Peaches Geldof and friends were among the wet audience who watched new indie scenesters Ox.Eagle.Lion.Man. She was prepared for the poor forecast already: “I’m staying in a Winnebago so I’ve already got one up on everybody here,” she told VF. Her boyfriend, Frederick Blood-Royale’s band ruffled their way through an indie set worthy of a mention. They played odd clips from their laptop over clever guitar work, before some problems silence the bass. They soon sorted the sound and to give indie addicts their Thursday fix.
Seasick Steve was the act of the day as the tent heaved from pillar to post to see the blues master. Accompanied by his ‘Diddy Bow’, the American gnarled his way through the first of his three appearances of the festival. People were unable to move or get into the tent to hear his fantastic set.
Damien Dempsey added a little bit more of Ireland to the Leftfield Stage, which saw him produce a performance to complement the army of fans that pushed to the front to see him. ‘Ghosts of Overdoses’ was the first big sing-a-long before the final track, ‘It’s All Good’ saw arms raised, lighters swaying in the air and a deafening chorus of voices. Even when Dempsey had left the stage the crowd continued to belt out his last number.

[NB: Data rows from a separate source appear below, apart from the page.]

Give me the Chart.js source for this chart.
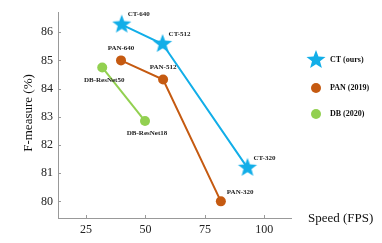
<!DOCTYPE html>
<html lang="en">
<head>
  <meta charset="UTF-8">
  <title>Speed vs F-measure</title>
  <script src="https://cdn.jsdelivr.net/npm/chart.js"></script>
  <style>
    body { margin: 0; background: #fff; }
    #wrap { width: 382px; height: 243px; position: relative; }
  </style>
</head>
<body>
  <div id="wrap"><canvas id="grafico"></canvas></div>

  <script>
    // data
    const ctSpeed = [40, 57.2, 92.9];
    const ctF = [86.27, 85.58, 81.19];
    const ctNames = ['CT-640', 'CT-512', 'CT-320'];

    const panSpeed = [39.7, 57.4, 81.7];
    const panF = [85.0, 84.32, 80.0];
    const panNames = ['PAN-640', 'PAN-512', 'PAN-320'];

    const dbSpeed = [31.8, 49.8];
    const dbF = [84.75, 82.85];
    const dbNames = ['DB-ResNet50', 'DB-ResNet18'];

    const seriesNames = ['CT (ours)', 'PAN (2019)', 'DB (2020)'];
    const xTicks = [25, 50, 75, 100];
    const yTicks = [80, 81, 82, 83, 84, 85, 86];

    // where each point label sits relative to its marker
    const labelPlace = [
      ['right', 'right', 'right'],
      ['above', 'above', 'right'],
      ['below', 'below']
    ];

    const blue = '#12aee8';
    const orange = '#c55a11';
    const green = '#92d050';
    const serif = "'Liberation Serif', 'Times New Roman', serif";

    function starImage(r, color) {
      const c = document.createElement('canvas');
      c.width = c.height = r * 2 + 2;
      const g = c.getContext('2d');
      g.translate(r + 1, r + 1);
      g.beginPath();
      for (let i = 0; i < 10; i++) {
        const rad = i % 2 ? r * 0.42 : r;
        const a = -Math.PI / 2 + i * Math.PI / 5;
        g.lineTo(rad * Math.cos(a), rad * Math.sin(a));
      }
      g.closePath();
      g.fillStyle = color;
      g.fill();
      return c;
    }
    const star = starImage(10, blue);

    const pts = (xs, ys) => xs.map((x, i) => ({ x, y: ys[i] }));

    const extras = {
      id: 'extras',
      afterDatasetsDraw(chart) {
        const ctx = chart.ctx;
        const { left, bottom } = chart.chartArea;
        const xs = chart.scales.x, ys = chart.scales.y;
        ctx.save();
        // inward tick marks
        ctx.strokeStyle = '#999';
        ctx.lineWidth = 1;
        ctx.beginPath();
        xTicks.forEach(v => {
          const px = Math.round(xs.getPixelForValue(v)) + 0.5;
          ctx.moveTo(px, bottom); ctx.lineTo(px, bottom - 3);
        });
        yTicks.forEach(v => {
          const py = Math.round(ys.getPixelForValue(v)) + 0.5;
          ctx.moveTo(left, py); ctx.lineTo(left + 3, py);
        });
        ctx.stroke();

        // point labels
        const names = [ctNames, panNames, dbNames];
        ctx.font = 'bold 7px ' + serif;
        ctx.fillStyle = '#222';
        ctx.textBaseline = 'middle';
        chart.data.datasets.forEach((ds, di) => {
          chart.getDatasetMeta(di).data.forEach((el, i) => {
            const place = labelPlace[di][i];
            if (place === 'right') {
              ctx.textAlign = 'left';
              ctx.fillText(names[di][i], el.x + 6, el.y - (di === 0 ? 10 : 9));
            } else if (place === 'above') {
              ctx.textAlign = 'center';
              ctx.fillText(names[di][i], el.x, el.y - 12);
            } else {
              ctx.textAlign = 'center';
              ctx.fillText(names[di][i], el.x + 2, el.y + 12.5);
            }
          });
        });

        // axis titles
        ctx.fillStyle = '#111';
        ctx.font = '13px ' + serif;
        ctx.textAlign = 'left';
        ctx.fillText('Speed (FPS)', 308, 219);
        ctx.save();
        ctx.translate(29, 113);
        ctx.rotate(-Math.PI / 2);
        ctx.textAlign = 'center';
        ctx.fillText('F-measure (%)', 0, 0);
        ctx.restore();

        // legend
        const ly = [60, 88, 114];
        ctx.font = 'bold 8px ' + serif;
        ctx.textAlign = 'left';
        chart.data.datasets.forEach((ds, di) => {
          if (di === 0) {
            ctx.drawImage(star, 316 - star.width / 2, ly[di] - star.height / 2);
          } else {
            ctx.beginPath();
            ctx.arc(316, ly[di], 5, 0, Math.PI * 2);
            ctx.fillStyle = ds.backgroundColor;
            ctx.fill();
          }
          ctx.fillStyle = '#111';
          ctx.fillText(seriesNames[di], 330, ly[di]);
        });
        ctx.restore();
      }
    };

    new Chart(document.getElementById('grafico'), {
      type: 'scatter',
      data: {
        datasets: [
          {
            label: seriesNames[0],
            data: pts(ctSpeed, ctF),
            showLine: true,
            borderColor: blue,
            backgroundColor: blue,
            borderWidth: 2,
            pointStyle: star,
            order: 1
          },
          {
            label: seriesNames[1],
            data: pts(panSpeed, panF),
            showLine: true,
            borderColor: orange,
            backgroundColor: orange,
            borderWidth: 2,
            pointRadius: 5,
            pointBorderWidth: 0,
            order: 2
          },
          {
            label: seriesNames[2],
            data: pts(dbSpeed, dbF),
            showLine: true,
            borderColor: green,
            backgroundColor: green,
            borderWidth: 2,
            pointRadius: 5,
            pointBorderWidth: 0,
            order: 3
          }
        ]
      },
      options: {
        responsive: true,
        maintainAspectRatio: false,
        animation: false,
        layout: { padding: { left: 0, top: 7, right: 91, bottom: 0 } },
        plugins: { legend: { display: false }, tooltip: { enabled: false } },
        scales: {
          x: {
            min: 13.2,
            max: 111.2,
            afterFit: s => { s.height = 25; },
            afterBuildTicks: s => { s.ticks = xTicks.map(v => ({ value: v })); },
            grid: { display: false, drawTicks: false },
            border: { color: '#999', width: 1 },
            ticks: { padding: 5, color: '#222', font: { family: serif, size: 12 } }
          },
          y: {
            min: 79.41,
            max: 86.71,
            afterFit: s => { s.width = 58; },
            afterBuildTicks: s => { s.ticks = yTicks.map(v => ({ value: v })); },
            grid: { display: false, drawTicks: false },
            border: { color: '#999', width: 1 },
            ticks: { padding: 5, color: '#222', font: { family: serif, size: 12 } }
          }
        }
      },
      plugins: [extras]
    });
  </script>
</body>
</html>
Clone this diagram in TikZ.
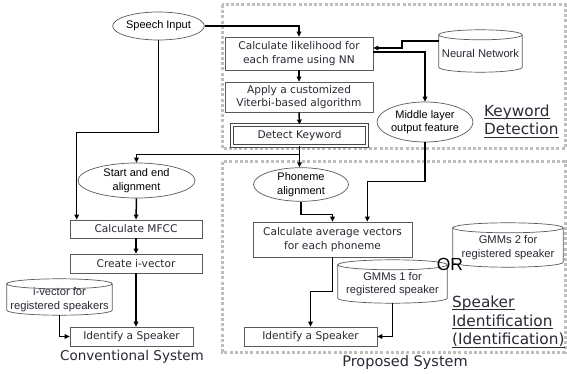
\documentclass[tikz,border=0pt]{standalone}
\usepackage{fontspec}
\setmainfont{DejaVu Sans}
\newfontfamily\arialfont{Liberation Sans}
\usetikzlibrary{shapes.geometric,arrows.meta,calc}
\definecolor{ink}{RGB}{40,40,55}
\definecolor{edge}{RGB}{90,90,90}
\definecolor{zone}{RGB}{190,190,190}

% outline of a database drum around a rectangular text node
\newcommand\drumoutline[1]{%
  \draw[drumline] let \p1=(#1.north west), \p2=(#1.south east), \n1={(\x2-\x1)/2} in
    (\x1,\y1) arc[start angle=180,end angle=-180,x radius=\n1,y radius=5pt]
    -- (\x1,\y2+5pt) arc[start angle=180,end angle=360,x radius=\n1,y radius=5pt]
    -- (\x2,\y1);}

\begin{document}
\begin{tikzpicture}[x=1pt,y=-1pt,
  zonebox/.style={draw=zone, line width=3pt, dash pattern=on 3pt off 2.2pt},
  stepbox/.style={draw=edge, line width=0.7pt, fill=white, text=ink, inner sep=0pt,
    align=center, font=\fontsize{10.6}{13.5}\selectfont},
  oval/.style={ellipse, draw=edge, line width=0.7pt, fill=white, text=black, inner sep=0pt,
    align=center, font=\arialfont\fontsize{11}{13.5}\selectfont},
  drum/.style={rectangle, inner sep=0pt, align=center, text=ink,
    font=\arialfont\fontsize{11.2}{13.5}\selectfont},
  drumline/.style={draw=edge, line width=0.7pt},
  flow/.style={draw=black, line width=1.5pt, -{Triangle[length=5pt,width=4.5pt]}},
  heading/.style={inner sep=0pt, anchor=base west, text=ink, font=\fontsize{15.3}{19}\selectfont},
  rule/.style={draw=ink, line width=1pt},
]
\useasboundingbox (0,0) rectangle (567,374);

% dotted zones
\draw[zonebox] (222,5) rectangle (565,149);
\draw[zonebox] (222,162) rectangle (565,352);

% keyword detection chain
\node[oval, minimum width=83pt, minimum height=28pt] (speech) at (158.5,26) {Speech Input};
\node[stepbox, minimum width=148pt, minimum height=33pt] (calc) at (299,53.5)
  {Calculate likelihood for\\each frame using NN};
\node[stepbox, minimum width=148pt, minimum height=30pt] (viterbi) at (299,97)
  {Apply a customized\\Viterbi-based algorithm};
\node[stepbox, draw=edge!80!black, double=white, double distance=1.3pt, line width=0.9pt,
  minimum width=135pt, minimum height=21pt] (detect) at (299.5,135.5) {Detect Keyword};
\node[drum, minimum width=83pt, minimum height=37pt] (nn) at (480.5,53.5) {Neural Network};
\drumoutline{nn}
\node[oval, minimum width=95pt, minimum height=40pt] (mid) at (425,122)
  {Middle layer\\output feature};

% conventional system
\node[oval, minimum width=117pt, minimum height=35pt] (startend) at (136.5,180.5)
  {Start and end\\alignment};
\node[stepbox, minimum width=132pt, minimum height=18pt] (mfcc) at (136,229) {Calculate MFCC};
\node[stepbox, minimum width=132pt, minimum height=19pt] (ivec) at (136,263.5) {Create i-vector};
\node[stepbox, minimum width=123pt, minimum height=19pt] (identc) at (131.5,336.5) {Identify a Speaker};
\node[drum, minimum width=105pt, minimum height=31pt] (ivdb) at (59.5,299.5)
  {i-vector for\\registered speakers};
\drumoutline{ivdb}

% proposed system
\node[oval, minimum width=95pt, minimum height=33pt] (phon) at (301,184.5)
  {Phoneme\\alignment};
\node[stepbox, minimum width=159pt, minimum height=35pt] (avg) at (332.5,239.5)
  {Calculate average vectors\\for each phoneme};
\node[stepbox, minimum width=133pt, minimum height=19pt] (identp) at (310.5,336.5) {Identify a Speaker};
\node[drum, minimum width=109pt, minimum height=38pt] (gmm1) at (392.5,284)
  {GMMs 1 for\\registered speaker};
\drumoutline{gmm1}
\node[drum, minimum width=110pt, minimum height=39pt] (gmm2) at (508,247.5)
  {GMMs 2 for\\registered speaker};
\drumoutline{gmm2}
\node[inner sep=0pt, font=\arialfont\fontsize{17.5}{20}\selectfont] (or) at (450,264) {OR};

% connectors
\draw[flow] (speech.east) -| (calc.north);
\draw[flow] ([yshift=-6pt]nn.north west) -- ++(-37,0) |- ([yshift=5.5pt]calc.east);
\draw[flow] ([yshift=1.5pt]calc.east) -| (mid.north);
\draw[flow] (calc.south) -- (viterbi.north);
\draw[flow] (viterbi.south) -- (detect.north);
\coordinate (fork) at ($(detect.south)+(0,8)$);
\draw[flow] (detect.south) -- (detect.south |- phon.north);
\draw[flow] (fork) -| (startend.north);
\draw[flow] (speech.south) -- ++(0,92) -| ([xshift=7pt]mfcc.north west);
\draw[flow] (startend.south) -- (mfcc.north);
\draw[flow] (mfcc.south) -- (ivec.north);
\draw[flow] (ivec.south) -- (ivec.south |- identc.north);
\draw[flow] (ivdb.south) |- (identc.west);
\draw[flow] (mid.south) -- ++(0,39) -| ([xshift=-45pt]avg.north east);
\draw[flow] (phon.south) -- ++(0,13) -| (avg.north);
\draw[flow] (avg.south) -- ++(0,34) -| (identp.north);
\draw[flow] (gmm1.south) |- (identp.east);

% headings
\node[heading] (kw1) at (484,116.5) {Keyword};
\node[heading] (kw2) at (484,135) {Detection};
\draw[rule] ([yshift=-2.5pt]kw1.base west) -- ([yshift=-2.5pt]kw1.base east);
\draw[rule] ([yshift=-2.5pt]kw2.base west) -- ([yshift=-2.5pt]kw2.base east);
\node[heading] (si1) at (452,307) {Speaker};
\node[heading] (si2) at (452,326) {Identification};
\node[heading] (si3) at (452,344.5) {(Identification)};
\draw[rule] ([yshift=-2.5pt]si1.base west) -- ([yshift=-2.5pt]si1.base east);
\draw[rule] ([yshift=-2.5pt]si2.base west) -- ([yshift=-2.5pt]si2.base east);
\draw[rule] ([yshift=-2.5pt]si3.base west) -- ([yshift=-2.5pt]si3.base east);
\node[inner sep=0pt, text=ink, font=\fontsize{13.5}{16}\selectfont] (conv) at (132,357) {Conventional System};
\node[inner sep=0pt, text=ink, font=\fontsize{14.5}{17}\selectfont] (prop) at (405,362) {Proposed System};
\end{tikzpicture}
\end{document}
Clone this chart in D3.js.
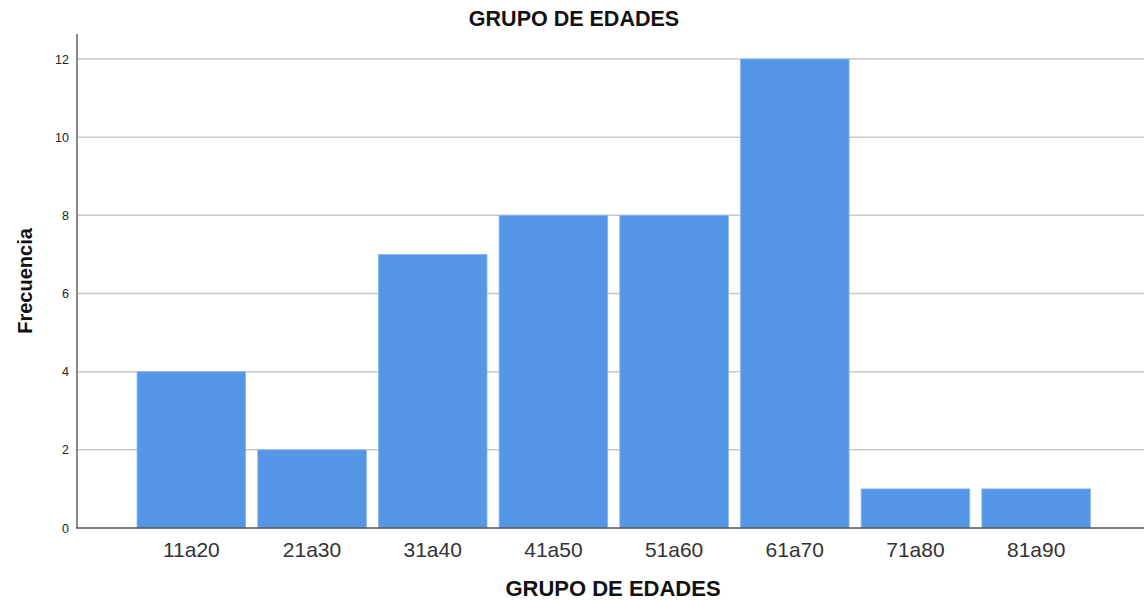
<!DOCTYPE html>
<html>
<head>
<meta charset="utf-8">
<script src="https://cdn.jsdelivr.net/npm/d3@7"></script>
<style>
  body { margin: 0; background: #fff; }
  text { font-family: "Liberation Sans", Arial, sans-serif; }
</style>
</head>
<body>
<div id="chart"></div>
<script>
var categories = ["11a20", "21a30", "31a40", "41a50", "51a60", "61a70", "71a80", "81a90"];
var frequencies = [4, 2, 7, 8, 8, 12, 1, 1];
var yTicks = [0, 2, 4, 6, 8, 10, 12];

function main(){
    var width = 1144, height = 600;

    var svg = d3.select("#chart").append("svg")
        .attr("width", width)
        .attr("height", height);

    var xScale = d3.scaleBand().domain(categories)
        .range([131, 1096.5])
        .paddingInner(0.1)
        .paddingOuter(0.05);
    var yScale = d3.scaleLinear().domain([0, 12]).range([528, 59]);

    // gridlines
    svg.append("g").selectAll("line")
        .data(yTicks.filter(function(d){ return d > 0; }))
        .enter().append("line")
        .attr("x1", 77).attr("x2", width)
        .attr("y1", function(d){ return yScale(d); })
        .attr("y2", function(d){ return yScale(d); })
        .attr("stroke", "#c8c8c8")
        .attr("stroke-width", 1.5);

    // bars
    svg.append("g").selectAll("rect")
        .data(frequencies)
        .enter().append("rect")
        .attr("x", function(d, i){ return xScale(categories[i]); })
        .attr("y", function(d){ return yScale(d); })
        .attr("width", xScale.bandwidth())
        .attr("height", function(d){ return yScale(0) - yScale(d); })
        .attr("fill", "#5596e6")
        .attr("stroke", "#8ab8ee")
        .attr("stroke-width", 0.8);

    // y axis
    var yAxis = svg.append("g")
        .attr("transform", "translate(77,0)")
        .call(d3.axisLeft(yScale).tickValues(yTicks).tickSize(0).tickPadding(8));
    yAxis.select(".domain").remove();
    yAxis.selectAll("text")
        .attr("font-size", "12.5px")
        .attr("fill", "#222")
        .style("font-family", "Liberation Sans, Arial, sans-serif");
    svg.append("line")
        .attr("x1", 77).attr("x2", 77)
        .attr("y1", 34).attr("y2", yScale(0))
        .attr("stroke", "#888").attr("stroke-width", 2);

    // x axis
    var xAxis = svg.append("g")
        .attr("transform", "translate(0," + yScale(0) + ")")
        .call(d3.axisBottom(xScale).tickSize(0).tickPadding(14));
    xAxis.select(".domain").remove();
    xAxis.selectAll("text")
        .attr("font-size", "21px")
        .attr("fill", "#333")
        .style("font-family", "Liberation Sans, Arial, sans-serif");
    svg.append("line")
        .attr("x1", 76).attr("x2", width)
        .attr("y1", yScale(0)).attr("y2", yScale(0))
        .attr("stroke", "#555").attr("stroke-width", 1.5);

    // title
    svg.append("text")
        .attr("x", 574).attr("y", 26)
        .attr("text-anchor", "middle")
        .attr("font-size", "21.5px")
        .attr("font-weight", "bold")
        .attr("fill", "#111")
        .text("GRUPO DE EDADES");

    // axis labels
    svg.append("text")
        .attr("x", 613).attr("y", 596)
        .attr("text-anchor", "middle")
        .attr("font-size", "22px")
        .attr("font-weight", "bold")
        .attr("fill", "#111")
        .text("GRUPO DE EDADES");

    svg.append("text")
        .attr("transform", "translate(32,281) rotate(-90)")
        .attr("text-anchor", "middle")
        .attr("font-size", "20px")
        .attr("font-weight", "bold")
        .attr("fill", "#111")
        .text("Frecuencia");
}
main();
</script>
</body>
</html>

'Emerging Talent' winner Liz Green didn’t get on stage until 1.40am but she beautifully warbled her way through a stunning acoustic set. “Has anyone got the time?” She asked the crowd who lied to keep the Manchester singer songwriter playing longer.
London acoustic act Sean Taylor closed the tent with grubby blues guitar work and raw lyrics. His set didn’t start until 2.40am, but Glastonbury never sleeps. The Leftfield Stage definitely got the party started today and the main stages haven’t even started yet!